##### ITEMS

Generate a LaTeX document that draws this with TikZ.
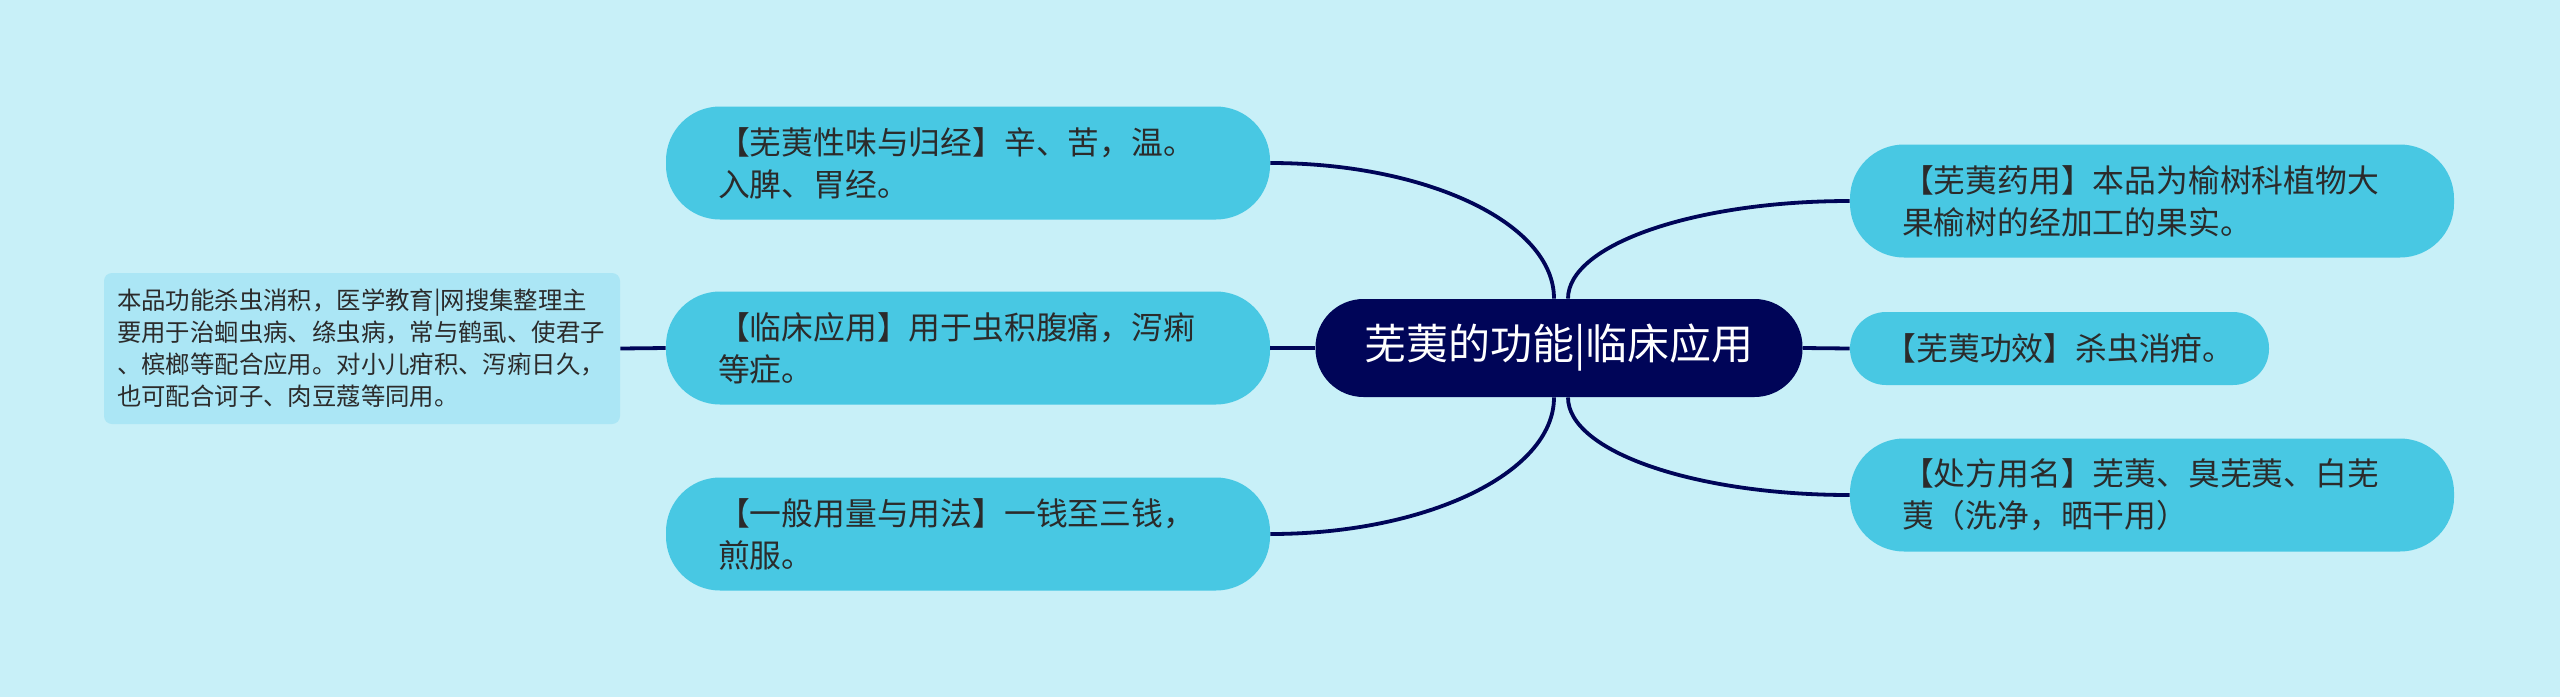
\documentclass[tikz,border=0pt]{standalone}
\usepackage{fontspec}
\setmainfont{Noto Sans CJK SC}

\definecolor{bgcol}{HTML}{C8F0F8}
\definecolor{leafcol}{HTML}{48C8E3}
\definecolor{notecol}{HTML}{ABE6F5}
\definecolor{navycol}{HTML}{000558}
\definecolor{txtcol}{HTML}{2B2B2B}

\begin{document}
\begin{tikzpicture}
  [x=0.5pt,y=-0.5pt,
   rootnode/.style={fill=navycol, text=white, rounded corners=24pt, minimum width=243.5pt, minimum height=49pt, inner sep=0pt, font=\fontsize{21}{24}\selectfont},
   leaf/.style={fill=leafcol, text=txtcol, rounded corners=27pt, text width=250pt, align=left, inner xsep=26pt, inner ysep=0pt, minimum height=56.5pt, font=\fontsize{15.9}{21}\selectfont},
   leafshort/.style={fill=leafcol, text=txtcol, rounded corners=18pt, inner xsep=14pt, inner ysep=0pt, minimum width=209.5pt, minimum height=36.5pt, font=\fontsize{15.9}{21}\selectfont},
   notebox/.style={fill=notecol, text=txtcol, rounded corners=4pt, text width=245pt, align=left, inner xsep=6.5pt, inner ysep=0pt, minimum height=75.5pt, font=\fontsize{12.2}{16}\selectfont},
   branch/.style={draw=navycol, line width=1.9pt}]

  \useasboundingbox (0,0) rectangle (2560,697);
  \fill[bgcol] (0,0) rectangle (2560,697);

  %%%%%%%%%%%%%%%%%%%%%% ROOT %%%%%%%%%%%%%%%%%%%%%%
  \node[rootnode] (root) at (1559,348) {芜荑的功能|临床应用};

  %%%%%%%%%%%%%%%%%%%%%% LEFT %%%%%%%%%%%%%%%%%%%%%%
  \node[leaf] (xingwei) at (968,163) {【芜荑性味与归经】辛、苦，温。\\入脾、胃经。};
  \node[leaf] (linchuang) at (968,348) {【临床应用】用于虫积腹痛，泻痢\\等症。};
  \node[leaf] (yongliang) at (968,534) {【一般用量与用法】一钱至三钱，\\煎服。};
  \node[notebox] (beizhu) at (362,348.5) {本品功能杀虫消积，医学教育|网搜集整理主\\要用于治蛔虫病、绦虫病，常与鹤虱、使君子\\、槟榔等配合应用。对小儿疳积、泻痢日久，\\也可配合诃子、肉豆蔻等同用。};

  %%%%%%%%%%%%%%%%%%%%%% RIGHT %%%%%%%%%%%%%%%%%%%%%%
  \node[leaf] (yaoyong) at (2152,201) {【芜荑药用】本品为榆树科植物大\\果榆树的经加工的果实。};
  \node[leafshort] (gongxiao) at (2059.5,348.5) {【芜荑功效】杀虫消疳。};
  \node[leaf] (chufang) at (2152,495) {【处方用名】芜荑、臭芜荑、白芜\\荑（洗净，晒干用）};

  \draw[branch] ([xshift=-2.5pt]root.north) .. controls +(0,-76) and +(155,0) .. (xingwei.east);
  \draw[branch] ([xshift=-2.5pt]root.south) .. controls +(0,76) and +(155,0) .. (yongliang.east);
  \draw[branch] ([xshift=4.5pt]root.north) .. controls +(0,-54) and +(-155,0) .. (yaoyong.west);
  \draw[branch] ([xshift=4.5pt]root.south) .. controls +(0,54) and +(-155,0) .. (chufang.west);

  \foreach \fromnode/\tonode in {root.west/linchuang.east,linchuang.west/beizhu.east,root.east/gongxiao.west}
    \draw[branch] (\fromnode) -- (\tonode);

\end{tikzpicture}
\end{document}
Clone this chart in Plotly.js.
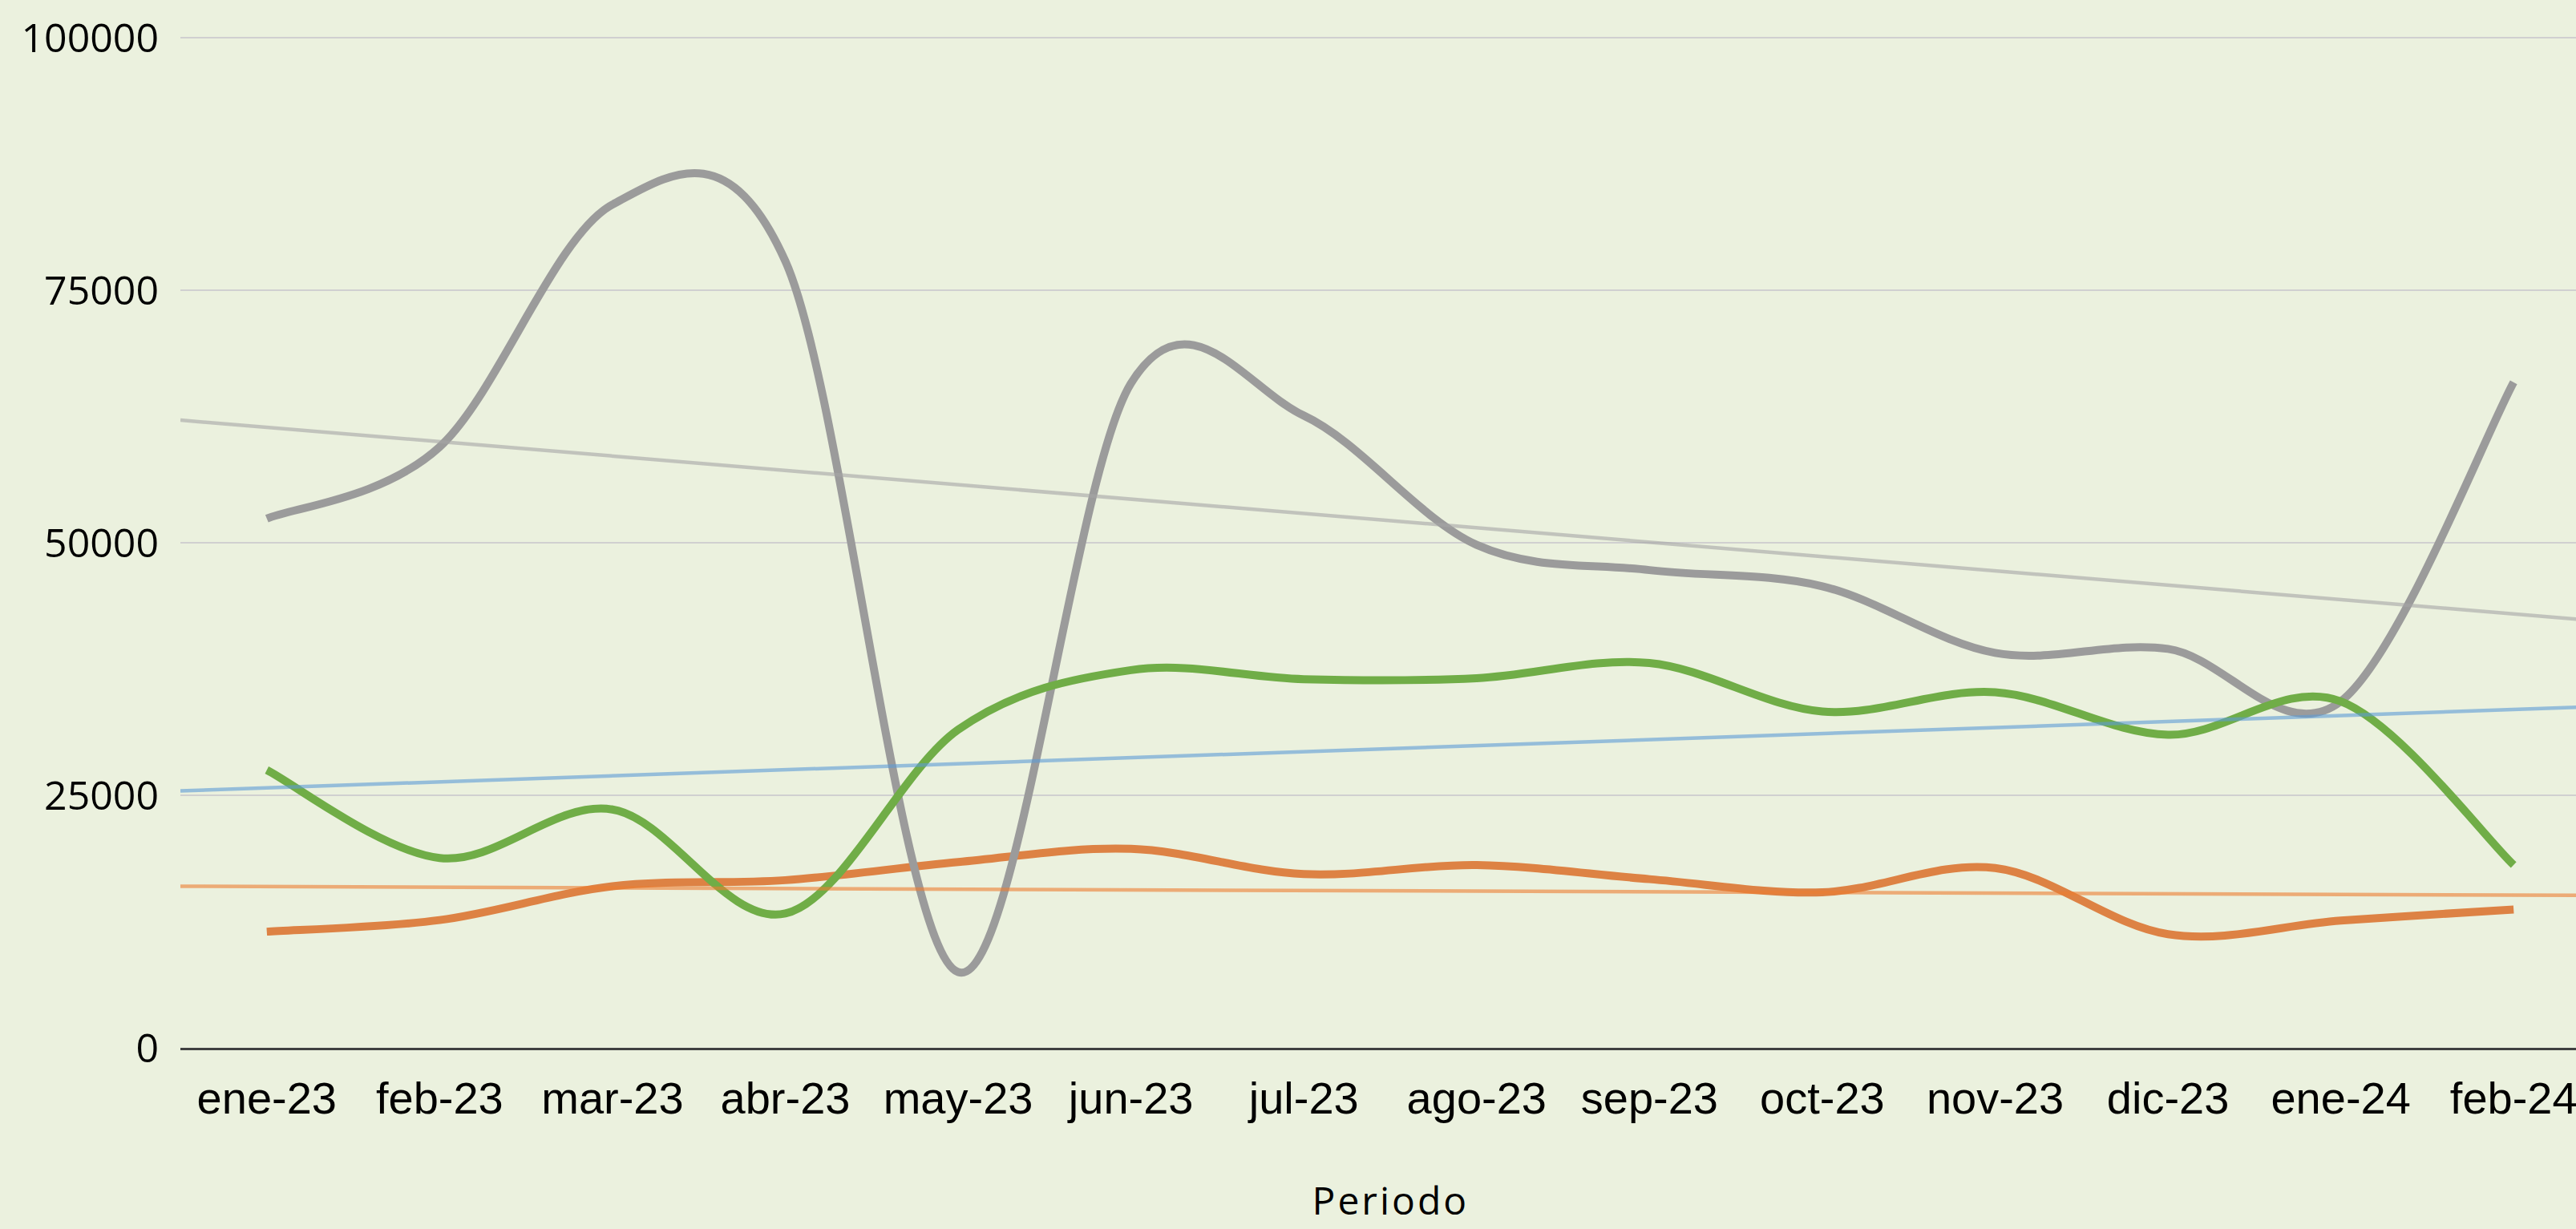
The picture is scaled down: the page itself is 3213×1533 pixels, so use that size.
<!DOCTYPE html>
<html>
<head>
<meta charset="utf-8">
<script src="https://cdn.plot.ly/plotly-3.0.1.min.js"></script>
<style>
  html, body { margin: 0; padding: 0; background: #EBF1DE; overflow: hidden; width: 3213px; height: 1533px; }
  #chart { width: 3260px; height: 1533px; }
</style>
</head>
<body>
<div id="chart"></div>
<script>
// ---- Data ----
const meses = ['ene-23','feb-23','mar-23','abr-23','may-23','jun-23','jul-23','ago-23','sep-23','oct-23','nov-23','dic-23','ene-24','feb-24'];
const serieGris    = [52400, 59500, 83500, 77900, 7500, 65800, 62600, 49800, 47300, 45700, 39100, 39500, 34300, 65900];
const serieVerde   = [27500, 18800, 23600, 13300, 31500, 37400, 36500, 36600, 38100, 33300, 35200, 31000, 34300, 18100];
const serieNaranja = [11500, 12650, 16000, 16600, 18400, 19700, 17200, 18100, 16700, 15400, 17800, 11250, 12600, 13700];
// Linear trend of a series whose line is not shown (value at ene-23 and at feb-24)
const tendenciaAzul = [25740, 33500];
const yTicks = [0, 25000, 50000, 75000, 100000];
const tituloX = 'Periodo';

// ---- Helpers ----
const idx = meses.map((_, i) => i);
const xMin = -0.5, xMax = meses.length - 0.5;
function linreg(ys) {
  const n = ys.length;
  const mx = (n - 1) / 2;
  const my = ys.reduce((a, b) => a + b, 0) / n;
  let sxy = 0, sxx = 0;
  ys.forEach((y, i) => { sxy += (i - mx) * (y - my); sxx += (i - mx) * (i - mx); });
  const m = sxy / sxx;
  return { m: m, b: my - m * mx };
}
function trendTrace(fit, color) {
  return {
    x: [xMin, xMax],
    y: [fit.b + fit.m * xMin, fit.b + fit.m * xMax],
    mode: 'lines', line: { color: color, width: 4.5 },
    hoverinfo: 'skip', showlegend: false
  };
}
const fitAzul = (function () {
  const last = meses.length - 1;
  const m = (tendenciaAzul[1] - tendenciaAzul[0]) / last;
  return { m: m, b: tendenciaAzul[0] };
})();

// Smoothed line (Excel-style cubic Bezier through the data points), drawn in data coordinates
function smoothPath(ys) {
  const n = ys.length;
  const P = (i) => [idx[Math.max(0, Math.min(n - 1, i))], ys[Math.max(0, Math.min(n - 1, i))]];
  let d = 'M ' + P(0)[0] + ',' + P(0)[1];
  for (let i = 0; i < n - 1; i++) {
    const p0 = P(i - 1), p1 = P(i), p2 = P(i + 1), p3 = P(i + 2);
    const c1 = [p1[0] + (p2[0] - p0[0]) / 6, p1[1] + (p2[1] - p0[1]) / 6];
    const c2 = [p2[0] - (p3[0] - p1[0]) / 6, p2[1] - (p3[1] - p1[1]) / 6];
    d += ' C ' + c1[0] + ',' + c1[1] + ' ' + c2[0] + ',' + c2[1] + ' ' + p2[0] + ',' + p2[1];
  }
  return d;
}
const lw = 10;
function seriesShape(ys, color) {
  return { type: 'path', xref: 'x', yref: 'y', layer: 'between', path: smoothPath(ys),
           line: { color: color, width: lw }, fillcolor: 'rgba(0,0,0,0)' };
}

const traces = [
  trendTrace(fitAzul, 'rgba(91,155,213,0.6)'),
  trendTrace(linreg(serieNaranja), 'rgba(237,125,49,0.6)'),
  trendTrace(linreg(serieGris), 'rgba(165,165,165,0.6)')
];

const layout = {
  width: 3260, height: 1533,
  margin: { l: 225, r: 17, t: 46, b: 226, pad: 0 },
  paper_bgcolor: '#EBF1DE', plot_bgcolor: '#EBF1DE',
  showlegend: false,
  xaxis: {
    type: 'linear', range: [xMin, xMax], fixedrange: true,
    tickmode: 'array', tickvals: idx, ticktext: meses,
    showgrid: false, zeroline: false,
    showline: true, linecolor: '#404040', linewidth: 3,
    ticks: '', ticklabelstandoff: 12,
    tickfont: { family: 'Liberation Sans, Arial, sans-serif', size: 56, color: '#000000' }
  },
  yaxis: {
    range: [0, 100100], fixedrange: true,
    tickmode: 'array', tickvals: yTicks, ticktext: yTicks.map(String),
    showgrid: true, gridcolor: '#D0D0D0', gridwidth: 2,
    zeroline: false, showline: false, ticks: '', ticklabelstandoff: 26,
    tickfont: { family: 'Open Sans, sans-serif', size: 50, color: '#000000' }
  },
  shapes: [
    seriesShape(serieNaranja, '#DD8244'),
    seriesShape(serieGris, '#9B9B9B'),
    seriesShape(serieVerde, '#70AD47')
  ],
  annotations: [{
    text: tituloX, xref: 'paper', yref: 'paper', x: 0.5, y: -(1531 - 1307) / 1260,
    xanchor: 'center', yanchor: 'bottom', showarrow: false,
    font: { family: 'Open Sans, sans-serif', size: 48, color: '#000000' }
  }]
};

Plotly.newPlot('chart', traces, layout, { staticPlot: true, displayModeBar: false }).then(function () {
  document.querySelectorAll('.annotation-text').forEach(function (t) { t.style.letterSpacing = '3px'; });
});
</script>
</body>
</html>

##########

> **WHAT THIS TASK INVOLVES**
Return, please, the exact lines from the beginning of the entries above through the line containing "(beizhu) at (362,348.5)", both included; pictures are left out.

> **SOLVED PROBLEM**
Generate a LaTeX document that draws this with TikZ.
\documentclass[tikz,border=0pt]{standalone}
\usepackage{fontspec}
\setmainfont{Noto Sans CJK SC}

\definecolor{bgcol}{HTML}{C8F0F8}
\definecolor{leafcol}{HTML}{48C8E3}
\definecolor{notecol}{HTML}{ABE6F5}
\definecolor{navycol}{HTML}{000558}
\definecolor{txtcol}{HTML}{2B2B2B}

\begin{document}
\begin{tikzpicture}
  [x=0.5pt,y=-0.5pt,
   rootnode/.style={fill=navycol, text=white, rounded corners=24pt, minimum width=243.5pt, minimum height=49pt, inner sep=0pt, font=\fontsize{21}{24}\selectfont},
   leaf/.style={fill=leafcol, text=txtcol, rounded corners=27pt, text width=250pt, align=left, inner xsep=26pt, inner ysep=0pt, minimum height=56.5pt, font=\fontsize{15.9}{21}\selectfont},
   leafshort/.style={fill=leafcol, text=txtcol, rounded corners=18pt, inner xsep=14pt, inner ysep=0pt, minimum width=209.5pt, minimum height=36.5pt, font=\fontsize{15.9}{21}\selectfont},
   notebox/.style={fill=notecol, text=txtcol, rounded corners=4pt, text width=245pt, align=left, inner xsep=6.5pt, inner ysep=0pt, minimum height=75.5pt, font=\fontsize{12.2}{16}\selectfont},
   branch/.style={draw=navycol, line width=1.9pt}]

  \useasboundingbox (0,0) rectangle (2560,697);
  \fill[bgcol] (0,0) rectangle (2560,697);

  %%%%%%%%%%%%%%%%%%%%%% ROOT %%%%%%%%%%%%%%%%%%%%%%
  \node[rootnode] (root) at (1559,348) {芜荑的功能|临床应用};

  %%%%%%%%%%%%%%%%%%%%%% LEFT %%%%%%%%%%%%%%%%%%%%%%
  \node[leaf] (xingwei) at (968,163) {【芜荑性味与归经】辛、苦，温。\\入脾、胃经。};
  \node[leaf] (linchuang) at (968,348) {【临床应用】用于虫积腹痛，泻痢\\等症。};
  \node[leaf] (yongliang) at (968,534) {【一般用量与用法】一钱至三钱，\\煎服。};
  \node[notebox] (beizhu) at (362,348.5) {本品功能杀虫消积，医学教育|网搜集整理主\\要用于治蛔虫病、绦虫病，常与鹤虱、使君子\\、槟榔等配合应用。对小儿疳积、泻痢日久，\\也可配合诃子、肉豆蔻等同用。};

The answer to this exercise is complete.